Having to replace a lost or stolen item is a frustrating process. But as I dropped $200 on another camera, I stopped for a moment to be thankful for what I didn’t lose: In just a month and a half of service, that first camera covered Christmas with the family, as well as my first few weeks in New York, a total of 681 pictures. In the weeks since I bought its replacement, I’ve been to Vermont, Boston, Philadelphia, and D.C., where I’ve racked up over a thousand more snaps. Read on…

Short Memory

January 1st, 2007 0

One of the troubles with putting a website to sleep is you have difficulty finding a topic interesting enough to be worth waking it up for. Each whack at the snooze button makes trivial posts about nothing that much sillier.

I’ll have more to say about New York over the coming weeks, but this is just a kind of funny side observation from my time in the city, unrelated to the city itself. (For the impatient, there are a handful of pictures here and here)

And it has to do with memory. Read on…

Worth Paying For

July 14th, 2006 1

I lost my credit card a few days ago, and had to call to have it cancelled. When they asked me when I’d last used it, I had to say, “Well, I used the physical card a week and a half ago at a Harvey’s, but I made an online software purchase last week, and my monthly donation to Wikipedia went through a few days ago.”
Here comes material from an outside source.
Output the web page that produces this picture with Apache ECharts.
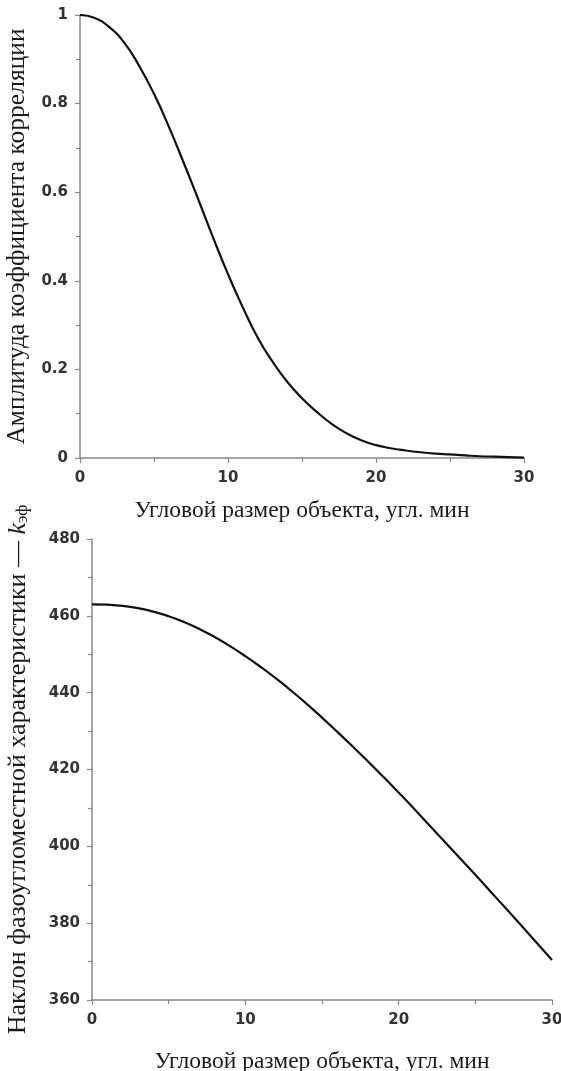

In the two years that I’ve had my MasterCard—and thus, PayPal—I’ve tried to make an effort to support those folks who are willing to give away the fruits of their labour. This post isn’t about trumpeting my generosity; most of these donations were only $5 or $10. The post is about highlighting quality, and thanking those that let me try their creations for free, and pay for them in my own time. Read on…

Chick Flick Shame

January 4th, 2006 6

Looking at my DVD library, I’ve pretty much come to terms with my tastes: drama, intrigue, and witty relationship comedy. Action just doesn’t do it for me. And horror definitely doesn’t do it for me.

Case: Minority Report. For an “action” movie, we’ve only three major action sequences, and all of them border on the ridiculous. A runaway jetpack that grills hamburgers? A factory that builds a car with Tom Cruise alive and kicking inside it? A “flush the tank” lever that no one knew about until the moment a hero needed a quick getaway? Read on…

Collaborative Hackers

April 28th, 2005 0

Douglas Bowman has posted a piece about the role of the designer in collaborating with their clients. This same philosophy is as applicable in software design as it is web development and branding.
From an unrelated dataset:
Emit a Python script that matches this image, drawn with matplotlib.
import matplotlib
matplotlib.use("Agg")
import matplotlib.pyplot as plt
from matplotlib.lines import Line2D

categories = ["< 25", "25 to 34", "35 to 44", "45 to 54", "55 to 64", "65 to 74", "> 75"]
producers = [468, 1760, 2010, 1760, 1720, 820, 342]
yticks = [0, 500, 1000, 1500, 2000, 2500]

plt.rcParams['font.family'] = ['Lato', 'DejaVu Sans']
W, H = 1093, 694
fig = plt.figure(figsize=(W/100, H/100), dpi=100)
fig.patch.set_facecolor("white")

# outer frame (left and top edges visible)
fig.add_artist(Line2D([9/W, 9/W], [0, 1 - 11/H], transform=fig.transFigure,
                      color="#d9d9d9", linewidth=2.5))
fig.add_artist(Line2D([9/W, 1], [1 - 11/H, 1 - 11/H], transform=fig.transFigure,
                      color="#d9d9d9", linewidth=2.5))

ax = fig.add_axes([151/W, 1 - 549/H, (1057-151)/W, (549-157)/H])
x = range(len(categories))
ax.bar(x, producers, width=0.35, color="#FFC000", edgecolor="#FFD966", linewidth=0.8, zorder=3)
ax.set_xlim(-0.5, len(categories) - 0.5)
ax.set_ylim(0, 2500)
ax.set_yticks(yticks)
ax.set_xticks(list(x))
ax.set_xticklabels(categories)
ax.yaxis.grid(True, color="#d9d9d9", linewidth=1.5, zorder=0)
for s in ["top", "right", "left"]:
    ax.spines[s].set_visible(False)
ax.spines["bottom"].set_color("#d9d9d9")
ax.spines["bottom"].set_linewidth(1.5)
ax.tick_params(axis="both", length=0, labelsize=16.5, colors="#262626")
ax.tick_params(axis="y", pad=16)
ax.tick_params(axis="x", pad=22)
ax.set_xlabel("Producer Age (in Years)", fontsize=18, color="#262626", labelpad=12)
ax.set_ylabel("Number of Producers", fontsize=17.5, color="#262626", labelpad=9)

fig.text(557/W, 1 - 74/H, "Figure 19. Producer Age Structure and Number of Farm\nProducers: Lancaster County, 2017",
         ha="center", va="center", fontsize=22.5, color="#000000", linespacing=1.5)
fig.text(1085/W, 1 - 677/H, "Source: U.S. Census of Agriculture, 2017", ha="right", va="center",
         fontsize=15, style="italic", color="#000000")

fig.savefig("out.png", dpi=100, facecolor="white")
I’ve recently moved from being a hobby programmer to a hobby programmer who sometimes gets money. Which sort of makes me a ‘professional software developer.’

“Development”

To me, the term software development reflects a distinctly corporate attitude toward the creation of software:

  • The developers’ natural tendency is to Mess Up.
  • We must meticulously document every facet of every feature in order to Prevent This.
  • We will Design It. They will Implement It.
  • We are not interested in a work-in-progress, we will see it when it’s Done.
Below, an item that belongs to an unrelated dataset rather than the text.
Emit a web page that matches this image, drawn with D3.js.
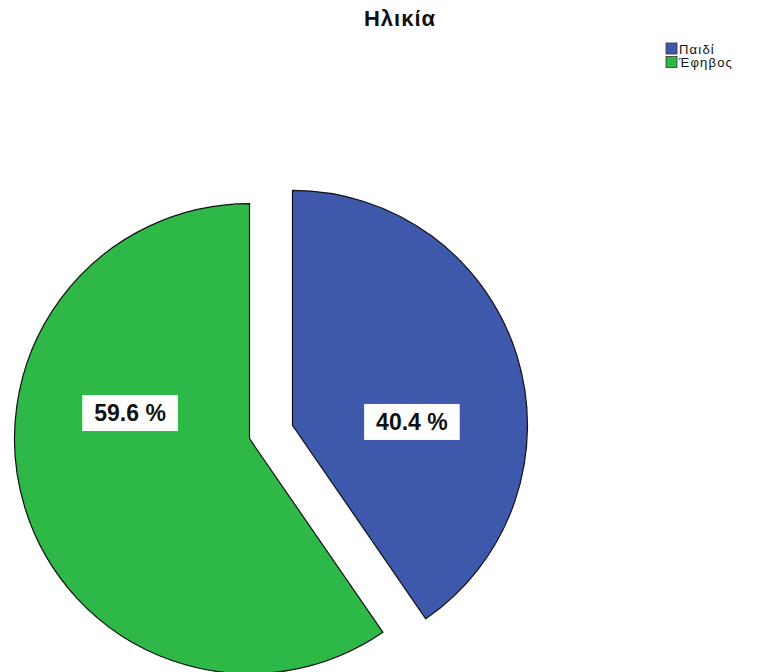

It’s not hard to see how this pattern of thought may have developed: Hackers speak in programming concepts. How intimidating it must be to hear expressions like ‘referencial integrity’ thrown around the design table!

It should be our job to carefully explain these things as necessary, rather than jumping to conclusions and leaving the client in the dark. After all, when decisions need to be made, how useful is a customer who’s full of buzz-talk but has no basis for understanding the underpinnings of their new software?

The other part of this is that they need to show us the flow of their business. Not what they percieve the flow of the application should be, that can come later, but the actual product process. The more time is spent showing your programmers the big-picture view of what’s going in the company, the better their understanding will be. The more they see where their new application fits into the existing framework, the more ‘little things’ they’ll be able to add to make it that much better.

With all this teaching going on, there’s an upfront time commitment to be made. But it’s a worthwhile one. And it’s time that would have been spent writing a spec, anyways, so instead of just saying what needs to be done, why not persuade each other of what needs doing?

The Risk

What’s the problem here? The problem is that you can end up with a pig-headed hacker who thinks he knows what you need and won’t bother to learn even if you try to persuade.

Fire him.

And when you’re hiring to replace him, look for someone who’s 50% teachable and 50% able-to-teach.

Pick a project from their portfolio and ask them to talk about it. You’re looking for an explanation of the lowest-level and the highest-level. What makes this thing tick under the hood? And what role did it play in the greater scope of the organization? After data left your program, where did it go?

The amount they’ll share about that project is indicative of what they’ll bother to learn about yours… and what they’ll teach you about it.